I personally would travel 4,000 miles just to see Atkins perform, and she is undoubtedly the best thing about this imagining of a meeting between Leo, a traumatised 21-year-old who has just cycled across America, and his grandmother Vera, who lives in Greenwich Village surrounded by books and fading memories.

From the moment she greets Leo in the middle of the night, hand clamped across her mouth because she hasn’t put her teeth in, eyes widened in wonder, worry and a certain amount of alarm, Atkins subtly shows how to reveal a lot based on very little.

Her portrait of Vera, indomitably pushing a laundry basket around her apartment, hands fluttering around her head as she struggles to remember words, eyes flashing as she uses sharp humour to bat away her loneliness as “the last of the octagenarians” die off, face watchful and a little melancholy as she tries to weigh up Leo’s mood and intentions, is an exhibition of acting at its finest.

In a play that lacks force and momentum thanks to constant blackouts between scenes and a sense that the text is always reaching for a profundity that it never finds, she discovers an emotional centre of truth that holds everything together. She is also very funny, landing Vera’s often politically incorrect observations and brusque declarations of independence with perfect timing.
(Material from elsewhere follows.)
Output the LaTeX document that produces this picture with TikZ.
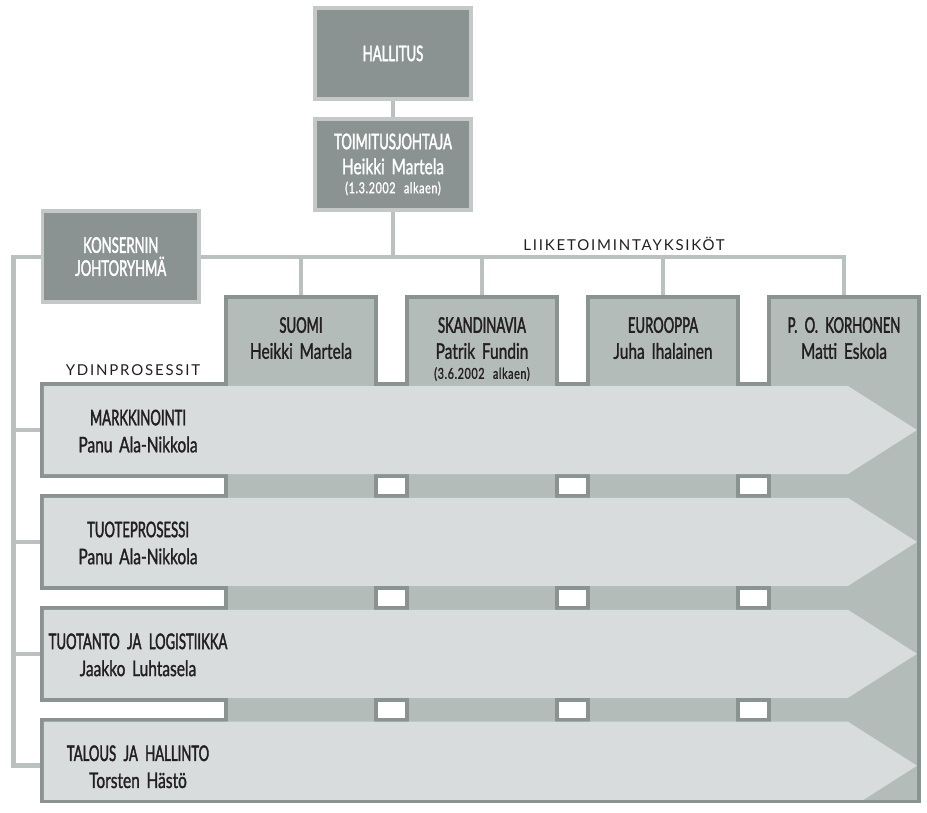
\documentclass[tikz,border=0pt]{standalone}
\usepackage{fontspec}
\setmainfont{Lato}
\newfontfamily\capsfont[FakeStretch=0.61,FakeBold=1.8,WordSpace=2.2]{Lato}
\newfontfamily\namefont[FakeStretch=0.72,FakeBold=1.2,WordSpace=1.7]{Lato}
\newfontfamily\datefont[FakeStretch=0.72,FakeBold=1.2,WordSpace=2.5,LetterSpace=4]{Lato}
\newfontfamily\spacedfont[LetterSpace=12]{Lato}
\newcommand{\hd}[1]{{\capsfont #1}}
\newcommand{\pvm}[1]{{\datefont\fontsize{15}{17}\selectfont #1}}
\usepackage{tikz}
\usetikzlibrary{backgrounds}

\definecolor{boxDark}{HTML}{8B9392}
\definecolor{boxRim}{HTML}{C4C9C7}
\definecolor{connGray}{HTML}{BAC1BF}
\definecolor{colGray}{HTML}{B4BCBA}
\definecolor{colRim}{HTML}{8A9391}
\definecolor{arrowGray}{HTML}{D8DCDD}
\definecolor{ink}{HTML}{231F20}

\begin{document}
\begin{tikzpicture}[x=1pt,y=-1pt,
    conn/.style={draw=connGray, line width=4.5pt},
    topbox/.style={fill=boxDark, draw=boxRim, line width=3.6pt, minimum width=156pt,
        minimum height=91pt, text=white, align=center,
        font=\namefont\fontsize{21.5}{25}\selectfont},
    colhead/.style={anchor=north, inner xsep=0pt, inner ysep=20pt, align=center, text=ink,
        font=\namefont\fontsize{21.5}{26}\selectfont},
    proc/.style={anchor=north, inner sep=0pt, align=center, text=ink,
        font=\namefont\fontsize{21.5}{27}\selectfont},
    gap/.style={fill=white, draw=colRim, line width=3.8pt},
    tag/.style={text=ink, font=\spacedfont\fontsize{15}{18}\selectfont}]
    \useasboundingbox (0,0) rectangle (927,812);

    % top of the organisation
    \node[topbox] (hallitus) at (393,53.4) {\hd{HALLITUS}};
    \node[topbox] (toimitus) at (393,164.5) {\hd{TOIMITUSJOHTAJA}\\Heikki Martela\\[-6pt]\pvm{(1.3.2002 alkaen)}};
    \node[topbox, minimum width=156.5pt] (konserni) at (120.7,256.6) {\hd{KONSERNIN}\\[-2pt]\hd{JOHTORYHMÄ}};

    % business unit columns and process band
    \draw[fill=colGray, draw=colRim, line width=3.8pt] (42,384) -- (226,384) -- (226,297)
        -- (376,297) -- (376,384) -- (407,384) -- (407,297) -- (557,297) -- (557,384)
        -- (588,384) -- (588,297) -- (738,297) -- (738,384) -- (769,384) -- (769,297)
        -- (919,297) -- (919,801.5) -- (42,801.5) -- cycle;

    % gaps between the processes
    \fill[white] (39,474) rectangle (226,497.9);
    \fill[white] (39,585.9) rectangle (226,609.8);
    \fill[white] (39,697.8) rectangle (226,721.7);
    \draw[colRim, line width=3.8pt] (40.1,475.9) -| (226,496.0) -- (40.1,496.0);
    \draw[colRim, line width=3.8pt] (40.1,587.8) -| (226,607.9) -- (40.1,607.9);
    \draw[colRim, line width=3.8pt] (40.1,699.7) -| (226,719.8) -- (40.1,719.8);
    \draw[gap] (376,475.9) rectangle (407,496.0) (557,475.9) rectangle (588,496.0) (738,475.9) rectangle (769,496.0);
    \draw[gap] (376,587.8) rectangle (407,607.9) (557,587.8) rectangle (588,607.9) (738,587.8) rectangle (769,607.9);
    \draw[gap] (376,699.7) rectangle (407,719.8) (557,699.7) rectangle (588,719.8) (738,699.7) rectangle (769,719.8);

    % process arrows
    \begin{scope}
        \clip (43.9,385.9) rectangle (917.1,799.6);
        \fill[arrowGray] (43.9,386) -- (848,386) -- (917,430) -- (848,474) -- (43.9,474) -- cycle;
        \fill[arrowGray] (43.9,497.9) -- (848,497.9) -- (917,541.9) -- (848,585.9) -- (43.9,585.9) -- cycle;
        \fill[arrowGray] (43.9,609.8) -- (848,609.8) -- (917,653.8) -- (848,697.8) -- (43.9,697.8) -- cycle;
        \fill[arrowGray] (43.9,721.7) -- (848,721.7) -- (917,765.7) -- (848,809.7) -- (43.9,809.7) -- cycle;
    \end{scope}

    % texts
    \node[colhead] (suomi) at (301,297) {\hd{SUOMI}\\Heikki Martela};
    \node[colhead] (skand) at (482,297) {\hd{SKANDINAVIA}\\Patrik Fundin\\[-6pt]\pvm{(3.6.2002 alkaen)}};
    \node[colhead] (euro) at (663,297) {\hd{EUROOPPA}\\Juha Ihalainen};
    \node[colhead] (pok) at (844,297) {\hd{P. O. KORHONEN}\\Matti Eskola};

    \node[proc] (markk) at (138,409.5) {\hd{MARKKINOINTI}\\Panu Ala-Nikkola};
    \node[proc] (tuote) at (138,521.4) {\hd{TUOTEPROSESSI}\\Panu Ala-Nikkola};
    \node[proc] (tuotanto) at (138,633.3) {\hd{TUOTANTO JA LOGISTIIKKA}\\Jaakko Luhtasela};
    \node[proc] (talous) at (138,745.2) {\hd{TALOUS JA HALLINTO}\\Torsten Hästö};

    \node[tag] (ydin) at (133,370) {YDINPROSESSIT};
    \node[tag] (liike) at (624,244) {LIIKETOIMINTAYKSIKÖT};

    \coordinate (trunk) at (13.5,257);
    \coordinate (p1) at (42,430);
    \coordinate (p2) at (42,541.9);
    \coordinate (p3) at (42,653.8);
    \coordinate (p4) at (42,765.7);

    % connectors
    \begin{scope}[on background layer]
        \draw[conn] (hallitus) -- (toimitus);
        \draw[conn] (toimitus) -- (toimitus |- trunk);
        \draw[conn] (pok.north) |- (trunk) |- (p4);
        \draw[conn] (suomi.north) -- (suomi.north |- trunk);
        \draw[conn] (skand.north) -- (skand.north |- trunk);
        \draw[conn] (euro.north) -- (euro.north |- trunk);
        \draw[conn] (trunk |- p1) -- (p1);
        \draw[conn] (trunk |- p2) -- (p2);
        \draw[conn] (trunk |- p3) -- (p3);
    \end{scope}
\end{tikzpicture}
\end{document}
Richard Eyre’s direction is perhaps a little too respectful of the apparent insight of Herzog’s play. Rather like Leo, who Croft makes both appealingly idealistic and irritatingly unthinking, it tries to cover a lot of ground about family relations, the changing shape of political debate (Vera’s dead husband was a committed communist), and the abandonment of youthful hopefulness without ever quite getting there.

Lurking beneath its sophisticated surface, beautifully embodied by Peter McKintosh’s cluttered apartment set, is a proper discussion about society, the way the old are left to fend for themselves while the young flounder. The suggestion is that nobody can talk to anyone anymore, but nothing is quite explored.

There’s a sharpness to the writing – and peppy interventions from Nell Barlow’s ex-girlfriend Bec, and Elizabeth Chu as the potential hook-up whose family background in China means the Communist manifesto turns into a mood killer. Yet the play lacks any depth.

Its most compelling scene where Vera listens intently in semi-darkness to Leo’s description of his best friend’s death is made magical by the link between grandmother and grandson and the concentration of their performances. In such moments, when so much passes across Atkins’ mobile, intelligent face, it’s impossible not to be glad that 4000 Miles finally made it to the stage. It is quite simply an opportunity to see one of our great actors at work.